EXERCISE AIM
Your task is to reproduce, verbatim and without pictures, the lines from the opening of the listing through the line containing "return [x0 /".
Begin DATA PROVIDED
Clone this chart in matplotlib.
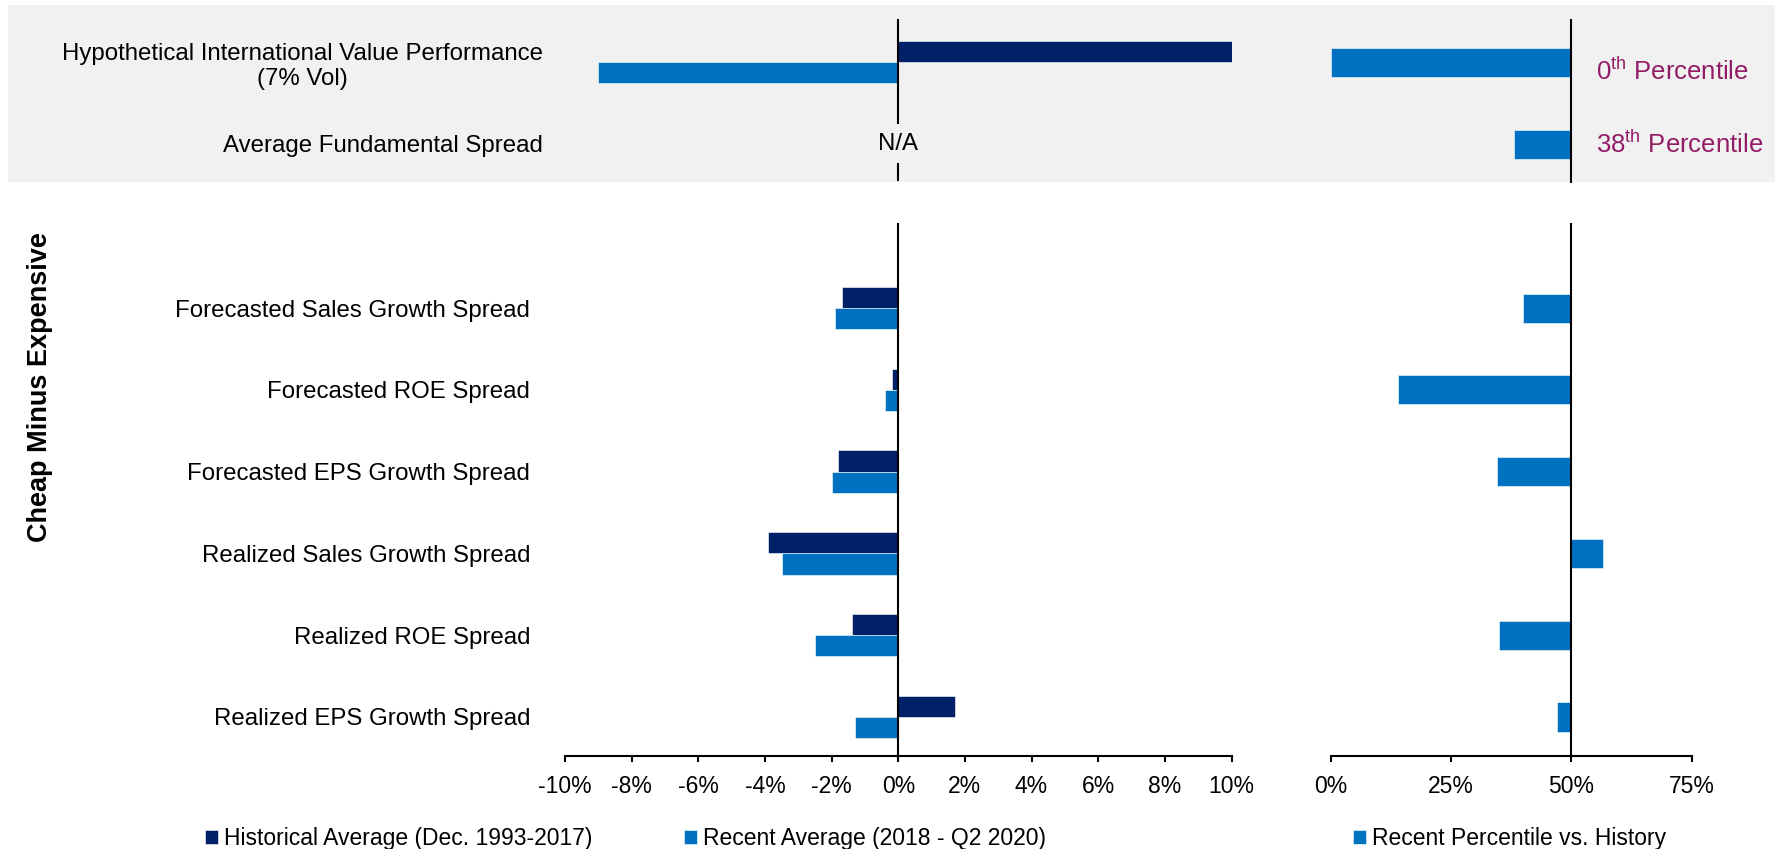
import numpy as np
import matplotlib
matplotlib.use("Agg")
import matplotlib.pyplot as plt
from matplotlib.patches import Rectangle

plt.rcParams['font.family'] = ['Liberation Sans', 'DejaVu Sans']
plt.rcParams['mathtext.fontset'] = 'custom'
plt.rcParams['mathtext.rm'] = 'Liberation Sans'

# Top (shaded) block
top_labels = ['Hypothetical International Value Performance\n(7% Vol)', 'Average Fundamental Spread']
top_hist = [10.15, np.nan]
top_recent = [-9.0, np.nan]
top_pctl = [0, 38]
top_pctl_text = [r'0$^{\mathrm{th}}$ Percentile', r'38$^{\mathrm{th}}$ Percentile']

# Cheap minus expensive block
labels = ['Forecasted Sales Growth Spread', 'Forecasted ROE Spread', 'Forecasted EPS Growth Spread',
          'Realized Sales Growth Spread', 'Realized ROE Spread', 'Realized EPS Growth Spread']
hist = [-1.7, -0.2, -1.8, -3.9, -1.4, 1.7]
recent = [-1.9, -0.4, -2.0, -3.5, -2.5, -1.3]
pctl = [40, 14, 34.5, 56.5, 35, 47]

left_ticks = np.arange(-10, 11, 2)
right_ticks = [0, 25, 50, 75]

navy = '#002169'
blue = '#0070C0'
band = '#F1F1F1'
maroon = '#931C66'
fs = 16.5
fs_lab = 17.3

W, H = 1775, 849
fig = plt.figure(figsize=(W / 100, H / 100), dpi=100)


def box(x0, y0, x1, y1):
    # pixel box -> figure fraction
    return [x0 / W, 1 - y1 / H, (x1 - x0) / W, (y1 - y0) / H]


fig.patches.append(Rectangle((8 / W, 1 - 182 / H), 1, 177 / H, transform=fig.transFigure,
                             facecolor=band, edgecolor='none', zorder=-5))

ax_tl = fig.add_axes(box(565, 19, 1231.5, 181))
ax_tr = fig.add_axes(box(1331, 19, 1691.5, 183))
ax_bl = fig.add_axes(box(565, 223, 1231.5, 756))
ax_br = fig.add_axes(box(1331, 223, 1691.5, 756))

for ax in [ax_tl, ax_tr, ax_bl, ax_br]:
    ax.set_facecolor('none')
    ax.set_zorder(2)
    for s in ['top', 'right', 'left']:
        ax.spines[s].set_visible(False)

h = 0.26
hp = 0.355

# top left
ty = np.arange(len(top_labels))[::-1]
ax_tl.barh(ty + h / 2, top_hist, height=h, color=navy, edgecolor='white', linewidth=0.4)
ax_tl.barh(ty - h / 2, top_recent, height=h, color=blue, edgecolor='white', linewidth=0.4)
ax_tl.axvline(0, color='black', lw=1.5, zorder=1)
ax_tl.text(0, ty[1], 'N/A', ha='center', va='center', fontsize=fs_lab, zorder=3,
           bbox=dict(facecolor=band, edgecolor='none', pad=6))
ax_tl.set_xlim(-10, 10)
ax_tl.set_ylim(-0.46, 1.53)
ax_tl.spines['bottom'].set_visible(False)
ax_tl.set_xticks([])
ax_tl.set_yticks(ty)
ax_tl.set_yticklabels(top_labels, fontsize=fs_lab)
ax_tl.tick_params(axis='y', length=0, pad=16)
for lbl in ax_tl.get_yticklabels():
    lbl.set_multialignment('center')

# top right
ax_tr.barh(ty, np.array(top_pctl) - 50, left=50, height=hp, color=blue, edgecolor='white', linewidth=0.4)
ax_tr.axvline(50, color='black', lw=1.5)
for y, t, dy in zip(ty, top_pctl_text, [-0.1, 0]):
    ax_tr.text(55.2, y + dy, t, ha='left', va='center', fontsize=18.5, color=maroon)
ax_tr.set_xlim(0, 75)
ax_tr.set_ylim(-0.47, 1.53)
ax_tr.spines['bottom'].set_visible(False)
ax_tr.set_xticks([])
ax_tr.set_yticks([])

# bottom left
by = np.arange(len(labels))[::-1]
b1 = ax_bl.barh(by + h / 2, hist, height=h, color=navy, edgecolor='white', linewidth=0.4,
                label='Historical Average (Dec. 1993-2017)')
b2 = ax_bl.barh(by - h / 2, recent, height=h, color=blue, edgecolor='white', linewidth=0.4,
                label='Recent Average (2018 - Q2 2020)')
ax_bl.axvline(0, color='black', lw=1.5)
ax_bl.set_xlim(-10, 10)
ax_bl.set_ylim(-0.477, 6.04)
ax_bl.set_xticks(left_ticks)
ax_bl.set_xticklabels([f'{v}%' for v in left_ticks], fontsize=fs)
ax_bl.set_yticks(by)
ax_bl.set_yticklabels(labels, fontsize=fs_lab)
ax_bl.tick_params(axis='y', length=0, pad=25)

# bottom right
b3 = ax_br.barh(by, np.array(pctl) - 50, left=50, height=hp, color=blue, edgecolor='white', linewidth=0.4,
                label='Recent Percentile vs. History')
ax_br.axvline(50, color='black', lw=1.5)
ax_br.set_xlim(0, 75)
ax_br.set_ylim(-0.477, 6.04)
ax_br.set_xticks(right_ticks)
ax_br.set_xticklabels([f'{v}%' for v in right_ticks], fontsize=fs)
ax_br.set_yticks([])

for ax in [ax_bl, ax_br]:
    ax.spines['bottom'].set_linewidth(1.5)
    ax.tick_params(axis='x', direction='out', length=4.5, width=1.5, pad=9)

fig.text(40 / W, 1 - 387 / H, 'Cheap Minus Expensive', rotation=90, ha='center', va='center',
         fontsize=19.5, fontweight='bold')

leg_kw = dict(loc='center left', frameon=False, fontsize=fs, handlelength=0.55, handleheight=0.55,
              handletextpad=0.3, borderpad=0, borderaxespad=0)
fig.legend(handles=[b1], bbox_to_anchor=(205 / W, 1 - 839 / H), **leg_kw)
fig.legend(handles=[b2], bbox_to_anchor=(684 / W, 1 - 839 / H), **leg_kw)
fig.legend(handles=[b3], bbox_to_anchor=(1353 / W, 1 - 839 / H), **leg_kw)

fig.savefig('out.png', dpi=100)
End DATA PROVIDED
WRITTEN SOLUTION
Clone this chart in matplotlib.
import numpy as np
import matplotlib
matplotlib.use("Agg")
import matplotlib.pyplot as plt
from matplotlib.patches import Rectangle

plt.rcParams['font.family'] = ['Liberation Sans', 'DejaVu Sans']
plt.rcParams['mathtext.fontset'] = 'custom'
plt.rcParams['mathtext.rm'] = 'Liberation Sans'

# Top (shaded) block
top_labels = ['Hypothetical International Value Performance\n(7% Vol)', 'Average Fundamental Spread']
top_hist = [10.15, np.nan]
top_recent = [-9.0, np.nan]
top_pctl = [0, 38]
top_pctl_text = [r'0$^{\mathrm{th}}$ Percentile', r'38$^{\mathrm{th}}$ Percentile']

# Cheap minus expensive block
labels = ['Forecasted Sales Growth Spread', 'Forecasted ROE Spread', 'Forecasted EPS Growth Spread',
          'Realized Sales Growth Spread', 'Realized ROE Spread', 'Realized EPS Growth Spread']
hist = [-1.7, -0.2, -1.8, -3.9, -1.4, 1.7]
recent = [-1.9, -0.4, -2.0, -3.5, -2.5, -1.3]
pctl = [40, 14, 34.5, 56.5, 35, 47]

left_ticks = np.arange(-10, 11, 2)
right_ticks = [0, 25, 50, 75]

navy = '#002169'
blue = '#0070C0'
band = '#F1F1F1'
maroon = '#931C66'
fs = 16.5
fs_lab = 17.3

W, H = 1775, 849
fig = plt.figure(figsize=(W / 100, H / 100), dpi=100)


def box(x0, y0, x1, y1):
    # pixel box -> figure fraction
    return [x0 / W, 1 - y1 / H, (x1 - x0) / W, (y1 - y0) / H]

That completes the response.